▼

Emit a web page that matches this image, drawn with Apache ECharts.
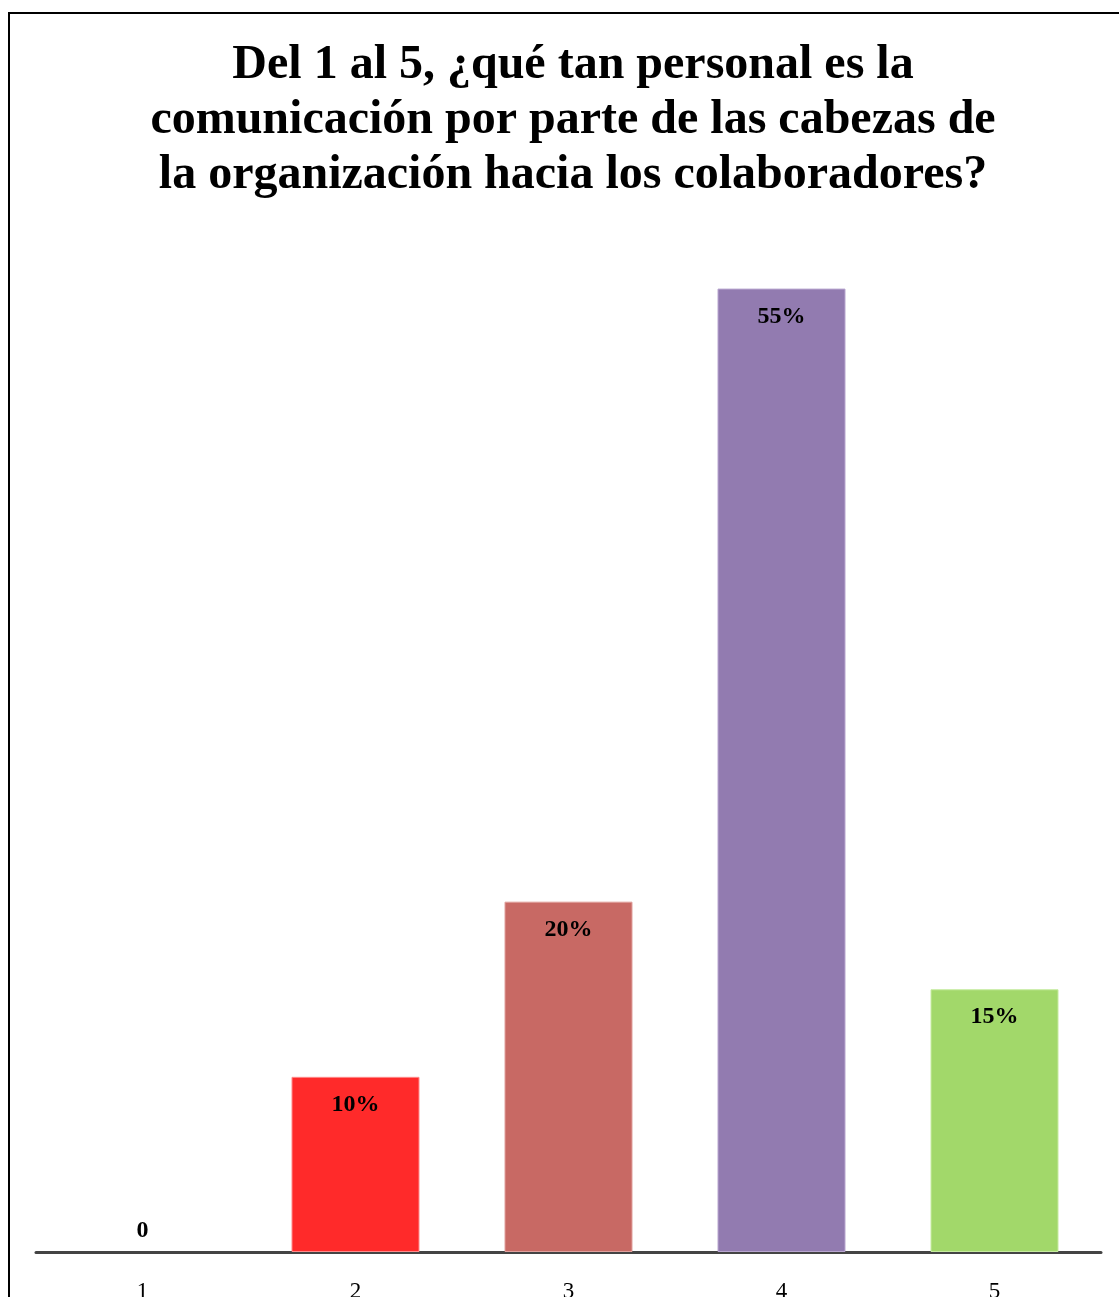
<!DOCTYPE html>
<html>
<head>
<meta charset="utf-8">
<script src="https://cdn.jsdelivr.net/npm/echarts@6/dist/echarts.min.js"></script>
<style>
  html, body { margin: 0; padding: 0; background: #fff; }
  #chart { width: 1119px; height: 1297px; }
</style>
</head>
<body>
<div id="chart"></div>
<script>
// Survey answers on a 1–5 scale, share of respondents (%)
const categories = ['1', '2', '3', '4', '5'];
const shares = [0, 10, 20, 55, 15];
const barColors = ['#FF2A2A', '#FF2A2A', '#C86964', '#927BB0', '#A2D86A'];
const edgeColors = ['#FF8A8A', '#FF8A8A', '#E0A09C', '#B8A6CF', '#C6EBA0'];
const titleText = 'Del 1 al 5, ¿qué tan personal es la\ncomunicación por parte de las cabezas de\nla organización hacia los colaboradores?';

const serif = '"Liberation Serif", "Times New Roman", serif';

const chart = echarts.init(document.getElementById('chart'), null, { renderer: 'canvas' });

chart.setOption({
  animation: false,
  backgroundColor: '#ffffff',
  title: {
    text: titleText,
    left: 568,
    top: 33,
    textAlign: 'center',
    textStyle: {
      fontFamily: serif,
      fontWeight: 'bold',
      fontSize: 48,
      lineHeight: 55,
      color: '#000'
    }
  },
  graphic: [{
    type: 'rect',
    shape: { x: 9, y: 13, width: 1300, height: 1400 },
    style: { fill: 'none', stroke: '#000', lineWidth: 2 },
    silent: true
  }],
  grid: { left: 36, right: 18, top: 201, bottom: 45, outerBoundsMode: 'none', containLabel: false },
  xAxis: {
    type: 'category',
    data: categories,
    axisLine: { lineStyle: { color: '#444', width: 3 } },
    axisTick: { show: false },
    axisLabel: {
      margin: 28,
      fontFamily: serif,
      fontSize: 23,
      color: '#000'
    }
  },
  yAxis: {
    type: 'value',
    min: 0,
    max: 60,
    show: false,
    splitLine: { show: false }
  },
  series: [{
    type: 'bar',
    barWidth: 128,
    data: shares.map((v, i) => ({
      value: v,
      itemStyle: {
        color: barColors[i],
        borderColor: edgeColors[i],
        borderWidth: v === 0 ? 0 : 1
      },
      label: v === 0 ? { position: 'top', distance: 9 } : undefined
    })),
    label: {
      show: true,
      position: 'insideTop',
      distance: 16,
      fontFamily: serif,
      fontWeight: 'bold',
      fontSize: 24,
      color: '#000',
      formatter: p => (p.value === 0 ? '0' : p.value + '%')
    }
  }]
});
</script>
</body>
</html>
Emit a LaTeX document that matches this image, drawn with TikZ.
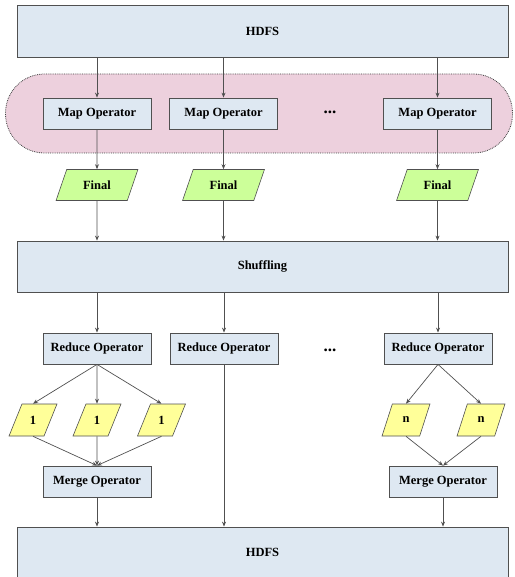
\documentclass[tikz,border=0pt]{standalone}
\usepackage{fontspec}
\setmainfont{Liberation Serif}
\usepackage{xcolor}
\usetikzlibrary{shapes.geometric, arrows.meta, positioning}

\definecolor{boxblue}{RGB}{222,232,242}
\definecolor{lanepink}{RGB}{237,208,221}
\definecolor{finalgreen}{RGB}{204,255,153}
\definecolor{partyellow}{RGB}{255,255,153}
\definecolor{edgegrey}{RGB}{80,80,80}

\begin{document}
\begin{tikzpicture}[x=1pt, y=-1pt, font=\fontsize{12.5}{15}\selectfont\bfseries]
 % We define the styles for the blocks, the data and the arrows
 \tikzset{
wide/.style = {draw=edgegrey, fill=boxblue, line width=0.8pt, minimum width=491pt, inner sep=0pt},
block/.style = {draw=edgegrey, fill=boxblue, line width=0.8pt, minimum width=108pt, minimum height=31pt, inner sep=0pt},
data/.style = {trapezium, trapezium stretches=true, draw=edgegrey, line width=0.6pt, inner sep=0pt},
final/.style = {data, fill=finalgreen, trapezium left angle=61, trapezium right angle=119, minimum width=82pt, minimum height=31pt},
part/.style = {data, fill=partyellow, trapezium left angle=66, trapezium right angle=114, minimum width=48pt, minimum height=32pt},
line/.style = {draw=edgegrey, line width=0.7pt, -{Stealth[length=5pt, width=4pt]}},
ellipsis/.style = {font=\fontsize{17}{17}\selectfont\bfseries},
}
 \useasboundingbox (0,0) rectangle (514,577);

 % Input storage
 \node [wide, minimum height=52pt] (hdfsin) at (262.5,31) {HDFS};

 % Map stage with its pink lane
 \node [draw=black!75, densely dotted, fill=lanepink, rounded corners=39pt, line width=0.8pt, minimum width=507pt, minimum height=79pt] (lane) at (259,113.5) {};
 \node [block] (map1) at (97,113.5) {Map Operator};
 \node [block, right of=map1, node distance=126.5pt] (map2) {Map Operator};
 \node [block, right of=map2, node distance=214pt] (map3) {Map Operator};
 \node [ellipsis] (mapdots) at (330,112) {...};

 % Map outputs
 \node [final, below of=map1, node distance=71.5pt] (final1) {Final};
 \node [final, below of=map2, node distance=71.5pt] (final2) {Final};
 \node [final, below of=map3, node distance=71.5pt] (final3) {Final};

 % Shuffle stage
 \node [wide, minimum height=51pt] (shuffle) at (262.5,266.5) {Shuffling};

 % Reduce stage
 \node [block] (reduce1) at (97,348.5) {Reduce Operator};
 \node [block, right of=reduce1, node distance=127pt] (reduce2) {Reduce Operator};
 \node [block, right of=reduce2, node distance=214pt] (reduce3) {Reduce Operator};
 \node [ellipsis] (reducedots) at (330,350) {...};

 % Partial outputs
 \node [part] (one1) at (33,420) {1};
 \node [part, right of=one1, node distance=64pt] (one2) {1};
 \node [part, right of=one2, node distance=64.5pt] (one3) {1};
 \node [part] (enn1) at (406,420) {n};
 \node [part, right of=enn1, node distance=75pt] (enn2) {n};

 % Merge stage
 \node [block] (merge1) at (97,481.5) {Merge Operator};
 \node [block] (merge2) at (443,481.5) {Merge Operator};

 % Output storage
 \node [wide, minimum height=50pt] (hdfsout) at (262.5,552) {HDFS};

 % Arrows
 \draw [line] (hdfsin.south -| map1) -- (map1);
 \draw [line] (hdfsin.south -| map2) -- (map2);
 \draw [line] (hdfsin.south -| map3) -- (map3);
 \draw [line] (map1) -- (final1);
 \draw [line] (map2) -- (final2);
 \draw [line] (map3) -- (final3);
 \draw [line] (final1) -- (final1 |- shuffle.north);
 \draw [line] (final2) -- (final2 |- shuffle.north);
 \draw [line] (final3) -- (final3 |- shuffle.north);
 \draw [line] (shuffle.south -| reduce1) -- (reduce1);
 \draw [line] (shuffle.south -| reduce2) -- (reduce2);
 \draw [line] (shuffle.south -| reduce3) -- (reduce3);
 \draw [line] (reduce1.south) -- (one1.north);
 \draw [line] (reduce1.south) -- (one2.north);
 \draw [line] (reduce1.south) -- (one3.north);
 \draw [line] (reduce3.south) -- (enn1.north);
 \draw [line] (reduce3.south) -- (enn2.north);
 \draw [line] (one1.south) -- (merge1.north);
 \draw [line] (one2.south) -- (merge1.north);
 \draw [line] (one3.south) -- (merge1.north);
 \draw [line] (enn1.south) -- (merge2.north);
 \draw [line] (enn2.south) -- (merge2.north);
 \draw [line] (merge1) -- (merge1 |- hdfsout.north);
 \draw [line] (reduce2) -- (reduce2 |- hdfsout.north);
 \draw [line] (merge2) -- (merge2 |- hdfsout.north);

\end{tikzpicture}
\end{document}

▲

* [DIRECTIONS]: Copy out each line of the records where the string "drawn" appears.

* [COMPLETE OUTPUT]:
Emit a web page that matches this image, drawn with Apache ECharts.
Emit a LaTeX document that matches this image, drawn with TikZ.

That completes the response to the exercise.